A recent Huffington Post piece called "The 3-Letter Word That Cuts Women Down Every Day" by Cameron Schaeffer is calling on men and women to purge the adverb “too” from their vocabulary. Schaeffer posits that use of the adverb promotes the pretense that women are never good enough; they are either “too” this or “too” that.

The war on “too” became a sad addition to the modern feminist platform ever since Schaeffer innocently texted a friend a question about cutting her hair. Her friend replied, "Well, you don't want it to be too short or too long." This triggered an “epiphany” for the “social justice warrior.”

If only her friend had just told her to “chop it,” too—er, as well. Then the world might be spared from this feminist’s epiphany.

No such luck.

Reflecting on the response from her friend and the everyday "struggles" modern western women face today, Schaeffer said, “There is no proper way for a woman to cut her hair, let alone do anything right in this world. There seems to be an unobtainable one-millimeter-wide mark of perfection, and none of us can reach it. Everything is too this or too that.”

One wonders how the woman about to be “honor” killed feels about this “too” business.
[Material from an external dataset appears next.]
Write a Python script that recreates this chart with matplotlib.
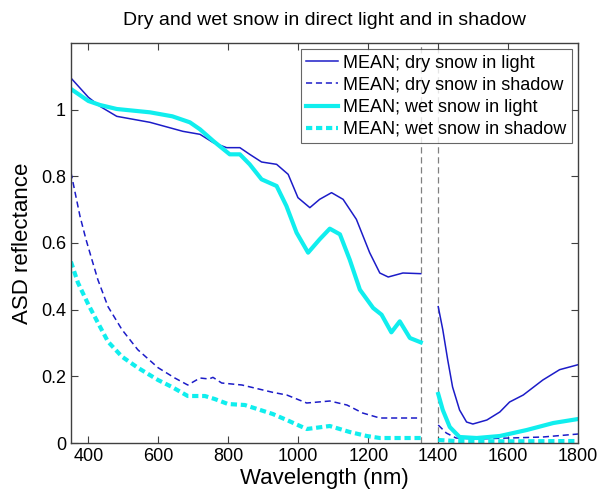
import numpy as np
import matplotlib
matplotlib.use("Agg")
import matplotlib.pyplot as plt

plt.rcParams['font.family'] = ['Liberation Sans', 'DejaVu Sans']

title = "Dry and wet snow in direct light and in shadow"
xlabel = "Wavelength (nm)"
ylabel = "ASD reflectance"
labels = ["MEAN; dry snow in light", "MEAN; dry snow in shadow",
          "MEAN; wet snow in light", "MEAN; wet snow in shadow"]
xticks = [400, 600, 800, 1000, 1200, 1400, 1600, 1800]
yticks = [0, 0.2, 0.4, 0.6, 0.8, 1.0]
yticklabels = ["0", "0.2", "0.4", "0.6", "0.8", "1"]
gap_lines = [1350, 1400]

# dry snow in light
dry_light_wl_a = [350, 400, 433, 481, 576, 670, 719, 757, 795, 833, 861, 895, 938, 971, 999,
                  1033, 1061, 1095, 1128, 1166, 1204, 1233, 1257, 1299, 1350]
dry_light_a = [1.095, 1.037, 1.010, 0.980, 0.962, 0.935, 0.926, 0.901, 0.886, 0.886, 0.866,
               0.843, 0.836, 0.806, 0.736, 0.706, 0.731, 0.751, 0.731, 0.671, 0.571, 0.510,
               0.498, 0.510, 0.508]
dry_light_wl_b = [1400, 1413, 1427, 1441, 1461, 1481, 1499, 1539, 1576, 1604, 1643, 1699, 1747, 1800]
dry_light_b = [0.409, 0.340, 0.250, 0.168, 0.099, 0.063, 0.057, 0.069, 0.093, 0.123, 0.144,
               0.189, 0.220, 0.235]

# dry snow in shadow
dry_shadow_wl_a = [350, 376, 393, 410, 427, 456, 496, 541, 599, 647, 684, 719, 745, 756, 781,
                   839, 927, 967, 1024, 1090, 1139, 1184, 1233, 1350]
dry_shadow_a = [0.812, 0.680, 0.611, 0.550, 0.490, 0.409, 0.340, 0.280, 0.226, 0.195, 0.174,
                0.195, 0.192, 0.197, 0.180, 0.174, 0.152, 0.144, 0.120, 0.126, 0.114, 0.090,
                0.075, 0.075]
dry_shadow_wl_b = [1400, 1423, 1451, 1510, 1604, 1699, 1800]
dry_shadow_b = [0.054, 0.030, 0.015, 0.012, 0.015, 0.018, 0.027]

# wet snow in light
wet_light_wl_a = [350, 400, 433, 481, 576, 640, 690, 719, 757, 804, 833, 861, 895, 938, 966,
                  995, 1028, 1061, 1090, 1119, 1147, 1176, 1214, 1238, 1266, 1290, 1319, 1350]
wet_light_a = [1.062, 1.026, 1.014, 1.002, 0.992, 0.980, 0.962, 0.941, 0.906, 0.866, 0.866,
               0.836, 0.791, 0.771, 0.711, 0.631, 0.571, 0.611, 0.643, 0.626, 0.550, 0.460,
               0.405, 0.385, 0.332, 0.365, 0.315, 0.302]
wet_light_wl_b = [1400, 1413, 1433, 1461, 1510, 1576, 1653, 1729, 1800]
wet_light_b = [0.147, 0.099, 0.048, 0.018, 0.015, 0.021, 0.039, 0.060, 0.072]

# wet snow in shadow
wet_shadow_wl_a = [350, 370, 400, 427, 456, 496, 541, 599, 639, 684, 733, 761, 799, 847, 927,
                   967, 1024, 1090, 1147, 1196, 1233, 1350]
wet_shadow_a = [0.544, 0.481, 0.415, 0.361, 0.304, 0.259, 0.226, 0.189, 0.168, 0.141, 0.141,
                0.132, 0.117, 0.114, 0.087, 0.069, 0.042, 0.051, 0.033, 0.021, 0.015, 0.015]
wet_shadow_wl_b = [1400, 1450, 1600, 1800]
wet_shadow_b = [0.009, 0.006, 0.005, 0.006]

blue = "#1c1cc8"
cyan = "#10eeee"

fig = plt.figure(figsize=(6.01, 4.93), dpi=100)
ax = fig.add_axes([0.118, 0.1014, 0.844, 0.8114])

def seg(wa, ya, wb, yb):
    return list(wa) + [np.nan] + list(wb), list(ya) + [np.nan] + list(yb)

x, y = seg(dry_light_wl_a, dry_light_a, dry_light_wl_b, dry_light_b)
ax.plot(x, y, color=blue, lw=1.1, label=labels[0])
x, y = seg(dry_shadow_wl_a, dry_shadow_a, dry_shadow_wl_b, dry_shadow_b)
ax.plot(x, y, color=blue, lw=1.1, ls=(0, (4, 2.5)), label=labels[1])
x, y = seg(wet_light_wl_a, wet_light_a, wet_light_wl_b, wet_light_b)
ax.plot(x, y, color=cyan, lw=3.0, label=labels[2])
x, y = seg(wet_shadow_wl_a, wet_shadow_a, wet_shadow_wl_b, wet_shadow_b)
ax.plot(x, y, color=cyan, lw=3.0, ls=(0, (1.5, 0.9)), label=labels[3])

for g in gap_lines:
    ax.axvline(g, color="#808080", lw=0.9, ls=(0, (5, 3)), zorder=0)

ax.set_xlim(350, 1800)
ax.set_ylim(0, 1.2)
ax.set_xticks(xticks)
ax.set_yticks(yticks)
ax.set_yticklabels(yticklabels)
ax.tick_params(direction='in', top=True, right=True, labelsize=13, length=5, width=0.8,
               color="#404040")
for s in ax.spines.values():
    s.set_color("#404040")
    s.set_linewidth(1.0)

ax.set_xlabel(xlabel, fontsize=16, labelpad=2)
ax.set_ylabel(ylabel, fontsize=16, labelpad=6)
ax.set_title(title, fontsize=14, pad=13)

leg = ax.legend(loc="upper right", fontsize=13, frameon=True, fancybox=False,
                edgecolor="#404040", handlelength=1.75, handletextpad=0.3,
                borderpad=0.3, labelspacing=0.28, borderaxespad=0.35)
leg.get_frame().set_linewidth(0.8)

fig.savefig("out.png", dpi=100)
Schaeffer continues to provide more evidence for this professed inequality as she recounts her experience as a camp counselor. She remembers feeling “too thin” when she arrived at camp, but then felt “too plump” by the time she left. To her surprise, she was the same weight when she left as when she arrived. Naturally, Schaeffer chalks up her low self-esteem and insecurity to the word “too.”

Pondering about how men are being impacted by the word “too”? They aren’t! Per Schaeffer, people don’t describe men using the word “too."

“In my experience, I rarely hear too thrown around about men. You hear someone say, ‘He's short,’ but you seldom hear ‘too short.’" said Schaeffer.

Hmm. In reality, many men have been described by women as too poor, too ugly, too fat or too nice.

"In my experience, I rarely hear too thrown around about men."

Cameron Schaeffer

Schaeffer claims the solution to this feeling of inadequacy is to ban the word “too” altogether:

So what can we do? Well, there are an avalanche of issues women face -- from rape to pay inequality to the defunding of Planned Parenthood. I would love to wake up tomorrow morning and see a completely egalitarian world outside, but I am not naive. Women are still objects to a disturbingly large number of people. If society continues on in this way, women will always be unfairly judged. But there are small and achievable steps we can take. We should call on both genders to cut the word too from their vocabulary when discussing women.

Schaeffer ends with an illustration on how to combat this dreadful word with a politically-correct-hypersensitive-line: “If someone calls you too bitchy, for example, do not be afraid to remind them that you're not too bitchy, you're the right amount of assertive and empowered.”

The “right amount of assertive and empowered.” You can’t make that up.

Absurd feminist-antics like this have been proffered before: shaving your armpits, wearing tampons, and covering your nipples, all of which have been deemed “oppressive” by feminists. In reality, these same antics slowly chip away at any credibility modern-day feminists have left.